Le surf de grosses vagues est un sport de contact qui a des conséquences, c'est inévitable. Il est donc essentiel de se préparer avant la saison, de manière régulière, pour être à l'aise et saisir sa chance au moment venu. Avec la naissance de mon fils, je préfère consacré mon énergie et mon temps à ma famille. Ces six derniers mois, le fait de me simplifier la vie, me libérer de cette pression liée à la performance et me focaliser sur des spots proches de chez moi m'a rendu heureux. Et avoir Ziggy près de moi me comble tellement que j'ai l'impression d'avoir surfé une vague de 30m quasiment tous les jours.
La réalité du terrain, c'est que peu de surfeurs de grosses vagues parviennent à obtenir le soutien financier nécessaire pour assurer la bonne sécurité de notre sport. Pour moi, on passe plus de temps derrière un écran d'ordinateur qu'à surfer. Le fait de me commercialiser en tant qu'athlète m'a enlevé tout le plaisir de ce que je faisais. Quand on s'engage dans un sport comme le surf de grosses vagues, qu'on fait les sacrifices et les investissements nécessaires, on espère pouvoir remporter des titres et recevoir la reconnaissance que méritent ces performances. Je ne parle pas seulement pour moi, mais je pense que beaucoup de surfeurs qui ont participé aux WSL Big Wave Awards et aux compétitions de gros ressentent la même chose. Faire en sorte que notre sport soit pratiqué dans un cadre compétitif alors que les conditions sont dantesques, c'est sans doute une mauvaise décision. Mais probablement la bonne d'un point de vue commercial.

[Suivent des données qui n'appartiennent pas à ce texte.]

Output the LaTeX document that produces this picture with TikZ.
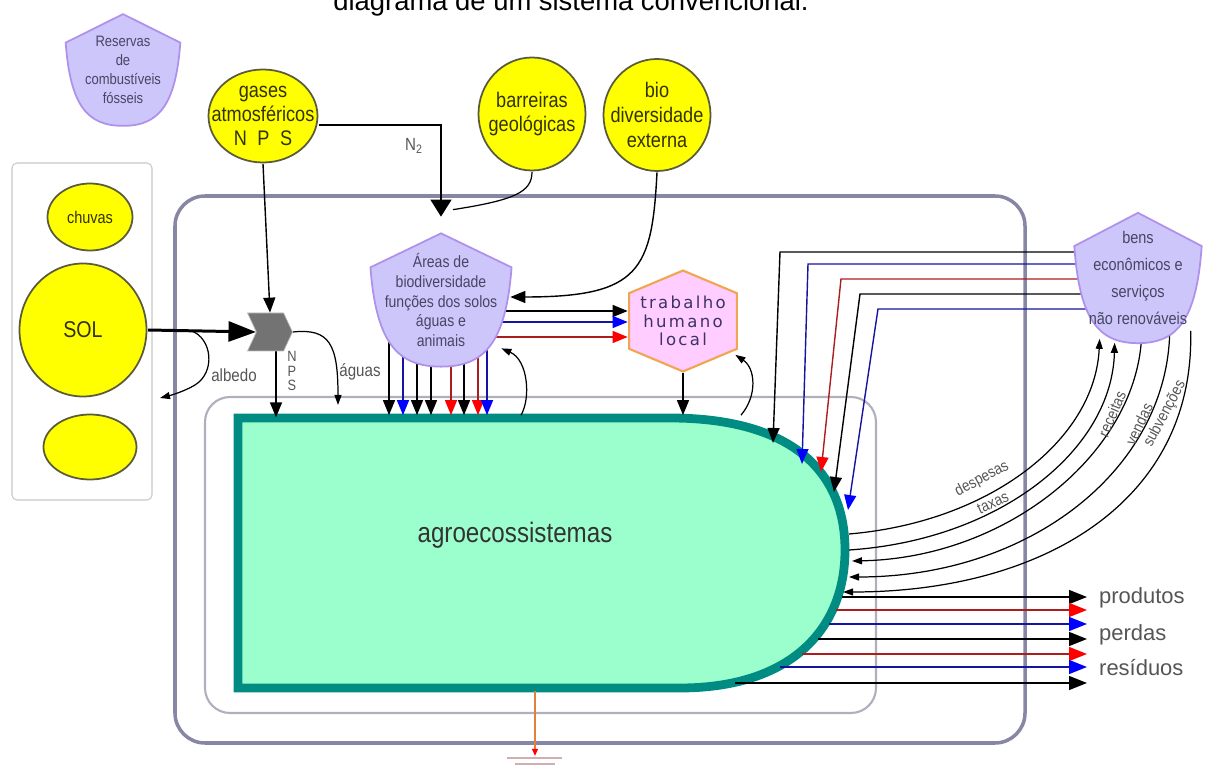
\documentclass[tikz,border=0pt]{standalone}
\usepackage{fontspec}
\setmainfont{Liberation Sans}
\newfontfamily\narrowfont[FakeStretch=0.86]{Liberation Sans}
\newfontfamily\spacedfont[LetterSpace=14]{DejaVu Sans}
\usetikzlibrary{arrows.meta,calc,shapes.symbols}
\newcommand\pxu{0.02cm}

\definecolor{sunfill}{RGB}{255,255,0}
\definecolor{sunline}{RGB}{90,90,60}
\definecolor{lavfill}{RGB}{205,198,250}
\definecolor{lavline}{RGB}{175,145,235}
\definecolor{pinkfill}{RGB}{255,205,255}
\definecolor{hexline}{RGB}{240,165,80}
\definecolor{agrofill}{RGB}{155,255,205}
\definecolor{agroline}{RGB}{0,140,130}
\definecolor{boxline}{RGB}{135,135,165}
\definecolor{innerline}{RGB}{175,175,190}
\definecolor{sidebox}{RGB}{200,200,205}
\definecolor{labelgray}{RGB}{85,85,85}
\definecolor{slatetext}{RGB}{70,70,100}
\definecolor{olivetext}{RGB}{50,50,10}
\definecolor{hextext}{RGB}{60,50,100}
\definecolor{flowred}{RGB}{170,30,30}
\definecolor{flowblue}{RGB}{20,20,160}
\definecolor{gatefill}{RGB}{115,115,115}
\definecolor{groundline}{RGB}{225,130,60}

\pgfdeclarelayer{boxes}
\pgfdeclarelayer{links}
\pgfsetlayers{boxes,links,main}

\begin{document}
\begin{tikzpicture}[x=0.02cm,y=-0.02cm,
  sunsrc/.style 2 args={minimum width=#1*\pxu,minimum height=#2*\pxu,inner sep=0pt,align=center,text=olivetext,
    path picture={\filldraw[fill=sunfill,draw=sunline,line width=1pt]
      (path picture bounding box.center) ellipse [x radius=#1/2-1,y radius=#2/2-1];}},
  shieldbox/.style 2 args={minimum width=#1*\pxu,minimum height=#2*\pxu,inner sep=0pt,align=center,text=slatetext,
    path picture={\path (path picture bounding box.north west) coordinate (pnw);
      \filldraw[fill=lavfill,draw=lavline,line width=1pt] ($(pnw)+(0.5*#1,0.01*#2)$) -- ($(pnw)+(0.01*#1,0.26*#2)$)
        .. controls ($(pnw)+(0.05*#1,0.82*#2)$) and ($(pnw)+(0.2*#1,0.99*#2)$) .. ($(pnw)+(0.5*#1,0.99*#2)$)
        .. controls ($(pnw)+(0.8*#1,0.99*#2)$) and ($(pnw)+(0.95*#1,0.82*#2)$) .. ($(pnw)+(0.99*#1,0.26*#2)$) -- cycle;}},
  hexbox/.style 2 args={minimum width=#1*\pxu,minimum height=#2*\pxu,inner sep=0pt,align=center,text=hextext,
    path picture={\path (path picture bounding box.north west) coordinate (pnw);
      \filldraw[fill=pinkfill,draw=hexline,line width=1.2pt] ($(pnw)+(0.5*#1,0.01*#2)$) -- ($(pnw)+(0.01*#1,0.23*#2)$)
        -- ($(pnw)+(0.01*#1,0.77*#2)$) -- ($(pnw)+(0.5*#1,0.99*#2)$) -- ($(pnw)+(0.99*#1,0.77*#2)$)
        -- ($(pnw)+(0.99*#1,0.23*#2)$) -- cycle;}},
  srcfont/.style={font=\narrowfont\fontsize{12}{13.6}\selectfont},
  smalltext/.style={text=labelgray,font=\narrowfont\fontsize{10}{10}\selectfont},
  curvetext/.style={text=labelgray,font=\narrowfont\fontsize{9}{9}\selectfont},
  outlabel/.style={anchor=west,text=labelgray,font=\fontsize{12.5}{14}\selectfont},
  linkline/.style={draw=black,line width=0.7pt},
  thinarr/.style={linkline,-{Triangle[length=0.2cm,width=0.14cm]}},
  flowk/.style={draw=black,line width=0.8pt,-{Triangle[length=0.3cm,width=0.24cm]}},
  flowb/.style={draw=flowblue,line width=0.8pt,-{Triangle[length=0.3cm,width=0.24cm,color=blue]}},
  flowr/.style={draw=flowred,line width=0.8pt,-{Triangle[length=0.3cm,width=0.24cm,color=red]}},
  outk/.style={draw=black,line width=0.8pt,-{Triangle[length=0.36cm,width=0.28cm]}},
  outb/.style={draw=flowblue,line width=0.8pt,-{Triangle[length=0.36cm,width=0.28cm,color=blue]}},
  outr/.style={draw=flowred,line width=0.8pt,-{Triangle[length=0.36cm,width=0.28cm,color=red]}}]
  \useasboundingbox (0,0) rectangle (1211,766);

  % title, cut by the top edge
  \node[anchor=base,font=\fontsize{15.6}{18}\selectfont] (title) at (571,11) {diagrama de um sistema convencional.};

  % boxes and the agroecosystem
  \begin{pgfonlayer}{boxes}
    \draw[sidebox,line width=0.6pt,rounded corners=0.1cm] (12,163) rectangle (152,500);
    \draw[boxline,line width=2pt,rounded corners=0.6cm] (175,196) rectangle (1025,743);
    \draw[innerline,line width=1.2pt,rounded corners=0.5cm] (205,397) rectangle (876,713);
    \filldraw[fill=agrofill,draw=agroline,line width=5pt] (238,418) -- (670,418)
      .. controls (790,418) and (845,470) .. (845,550)
      .. controls (845,630) and (790,688) .. (680,688) -- (238,688) -- cycle;
  \end{pgfonlayer}
  \node[inner sep=0pt,minimum width=612*\pxu,minimum height=275*\pxu] (agro) at (539,553) {};
  \node[text=black!80,font=\narrowfont\fontsize{16}{18}\selectfont] (agrotxt) at (515,535) {agroecossistemas};

  % sources
  \node[sunsrc={87}{69},font=\narrowfont\fontsize{9.6}{11}\selectfont] (chuvas) at (90,217) {chuvas};
  \node[sunsrc={129}{135},font=\narrowfont\fontsize{13}{14}\selectfont] (sol) at (83,330) {SOL};
  \node[sunsrc={95}{67}] (lowsrc) at (90,447) {};
  \node[sunsrc={111}{95},srcfont] (gases) at (263,116) {gases\\atmosféricos\\N\enspace P\enspace S};
  \node[sunsrc={109}{115},srcfont] (barr) at (532,114) {barreiras\\geológicas};
  \node[sunsrc={109}{114},font=\narrowfont\fontsize{12}{14}\selectfont] (bio) at (657,115) {bio\\diversidade\\externa};

  \node[shieldbox={117}{114},font=\narrowfont\fontsize{8.6}{10.8}\selectfont] (reservas) at (123,70) {Reservas\\de\\combustíveis\\fósseis};
  \node[shieldbox={144}{136},font=\narrowfont\fontsize{9.3}{11.3}\selectfont] (areas) at (441,300) {Áreas de\\biodiversidade\\funções dos solos\\águas e\\animais};
  \node[shieldbox={130}{133},font=\narrowfont\fontsize{9.6}{15.3}\selectfont] (bens) at (1138,278) {bens\\econômicos e\\serviços\\não renováveis};
  \node[hexbox={110}{103},font=\spacedfont\fontsize{9.4}{10.4}\selectfont] (trab) at (683,321) {trabalho\\humano\\local};
  \node[signal,signal to=east,signal from=west,signal pointer angle=130,fill=gatefill,draw=black!25,
    minimum width=45*\pxu,minimum height=38*\pxu,inner sep=0pt] (chev) at (270,332) {};

  % small labels
  \node[smalltext] (ntwo) at (414,146) {N\textsubscript{2}};
  \node[smalltext] (albedo) at (234,375) {albedo};
  \node[smalltext] (aguas) at (360,372) {águas};
  \node[smalltext,align=center,font=\narrowfont\fontsize{8.5}{8.5}\selectfont] (npslab) at (292,371) {N\\P\\S};
  \node[curvetext,rotate=28] (despesas) at (982,479) {despesas};
  \node[curvetext,rotate=24] (taxas) at (993,503) {taxas};
  \node[curvetext,rotate=67] (receitas) at (1112,414) {receitas};
  \node[curvetext,rotate=65] (vendas) at (1139,424) {vendas};
  \node[curvetext,rotate=62] (subvencoes) at (1165,414) {subvenções};
  \node[outlabel] (produtos) at (1093,598) {produtos};
  \node[outlabel] (perdas) at (1093,635) {perdas};
  \node[outlabel] (residuos) at (1093,668) {resíduos};

  % free ends on the agroecosystem edge
  \coordinate (albedoout) at (160,398);
  \coordinate (aguasin) at (338,405);
  \foreach \n/\x/\y in {bk1/773/443,bb1/802/464,br1/821/472,bk2/834/492,bb2/848/510,
      dsp/849/534,txs/849/550,rcv/852/561,vdv/849/577,svv/843/592,
      o1/842/597,o2/836/610,o3/829/624,o4/818/639,o5/802/654,o6/780/667,o7/735/683}
    \coordinate (\n) at (\x,\y);

  \begin{pgfonlayer}{links}
    % energy and gases
    \draw[line width=1.7pt,-{Triangle[length=0.55cm,width=0.4cm]}] (sol.east) -- (chev.west);
    \draw[thinarr] ($(sol.east)!0.4!(chev.west)$) .. controls (212,338) and (216,372) .. (195,385)
      .. controls (185,391) and (172,395) .. (albedoout);
    \draw[flowk] (gases.south) -- (chev.north);
    \draw[flowk] ($(chev.south)+(6,0)$) -- ++(0,66);
    \draw[thinarr] (chev.east) .. controls (330,328) and (338,345) .. (aguasin);
    \draw[line width=0.8pt,shorten >=0.3cm,-{Triangle[length=0.34cm,width=0.42cm]}]
      ($(gases.east)+(0,9)$) -| (areas.north);
    \draw[linkline] (barr.south) .. controls (532,192) and (515,200) .. ($(areas.north)+(12,-22)$);
    \draw[flowk] (bio.south) .. controls (652,270) and (640,297) .. ($(areas.east)+(-3,-3)$);

    % biodiversity areas
    \draw[flowk] (areas.center |- 0,311) -- (trab.west |- 0,311);
    \draw[flowb] (areas.center |- 0,322) -- (trab.west |- 0,322);
    \draw[flowr] (areas.center |- 0,337) -- (trab.west |- 0,337);
    \foreach \x/\f in {389/flowk,403/flowb,417/flowk,431/flowk,451/flowr,464/flowk,478/flowr,487/flowb}
      \draw[\f] (areas.center -| \x,0) -- (agro.north -| \x,0);
    \draw[thinarr] (agro.north -| 521,0) .. controls (531,398) and (528,360) .. ($(areas.south east)+(-12,-20)$);

    % local labour
    \draw[flowk] (trab.south) -- (trab.south |- agro.north);
    \draw[thinarr] (agro.north -| 741,0) .. controls (758,395) and (755,368) .. ($(trab.south east)+(-3,-18)$);

    % purchased goods and services
    \foreach \y/\cx/\e/\f in {252/780/bk1/flowk,264/808/bb1/flowb,279/841/br1/flowr,294/860/bk2/flowk,309/878/bb2/flowb}
      \draw[\f] (bens.center |- 0,\y) -- (\cx,\y) -- (\e);
    \draw[thinarr] (dsp) .. controls (990,522) and (1095,440) .. ($(bens.south west)+(27,-6)$);
    \draw[thinarr] (txs) .. controls (1000,540) and (1112,450) .. ($(bens.south west)+(42,-2)$);
    \draw[thinarr] ($(bens.south west)+(69,-10)$) .. controls (1138,450) and (1010,558) .. (rcv);
    \draw[thinarr] ($(bens.south west)+(97,-10)$) .. controls (1165,470) and (1030,577) .. (vdv);
    \draw[thinarr] ($(bens.south west)+(118,-14)$) .. controls (1195,500) and (1045,592) .. (svv);

    % outputs
    \foreach \n/\f in {o1/outk,o2/outr,o3/outb,o4/outk,o5/outr,o6/outb,o7/outk}
      \draw[\f] (\n) -- (\n -| 1087,0);

    % heat sink
    \draw[groundline,line width=0.8pt,-{Triangle[length=0.14cm,width=0.12cm,color=red]}] (agro.south -| 535,0) -- ++(0,65);
  \end{pgfonlayer}
  \draw[red!25!gray!50,line width=0.8pt] (507,758) -- (562,758);
  \draw[red!25!gray!50,line width=0.8pt] (515,764) -- (555,764);
\end{tikzpicture}
\end{document}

Prenez le Nazaré Challenge de l'année dernière, le comité d'organisation a complètement trompé les athlètes. Ils ont déclaré : "Cette année, travaillons ensemble et faisons de cet événement quelque chose d'énorme et de profitable pour tous les participants", puis ils ont demandé à Red Bull d'être le sponsor principal et de ne rien dire jusqu'au jour de la compétition. Récupérer mon gilet gonflable au comptoir Red Bull sans rien recevoir en retour ne me convient pas, surtout quand il y a tant de choses en jeu. Et lorsque vous demandez au directeur de la compétition de s'excuser auprès de tous les surfeurs après l'événement, il répond seulement : "désolé pour la manière dont la diffusion sur le web et la couverture post-événement a été réalisée".
Quand on voit toute l'injustice qui existe dans le monde, c'est pathétique, même en pensant comme ça, mais j'espère que certains de mes mots parviendront aux oreilles des personnes concernées, pour que les surfeurs actuels et que la prochaine génération bénéficient d'un système plus équitable."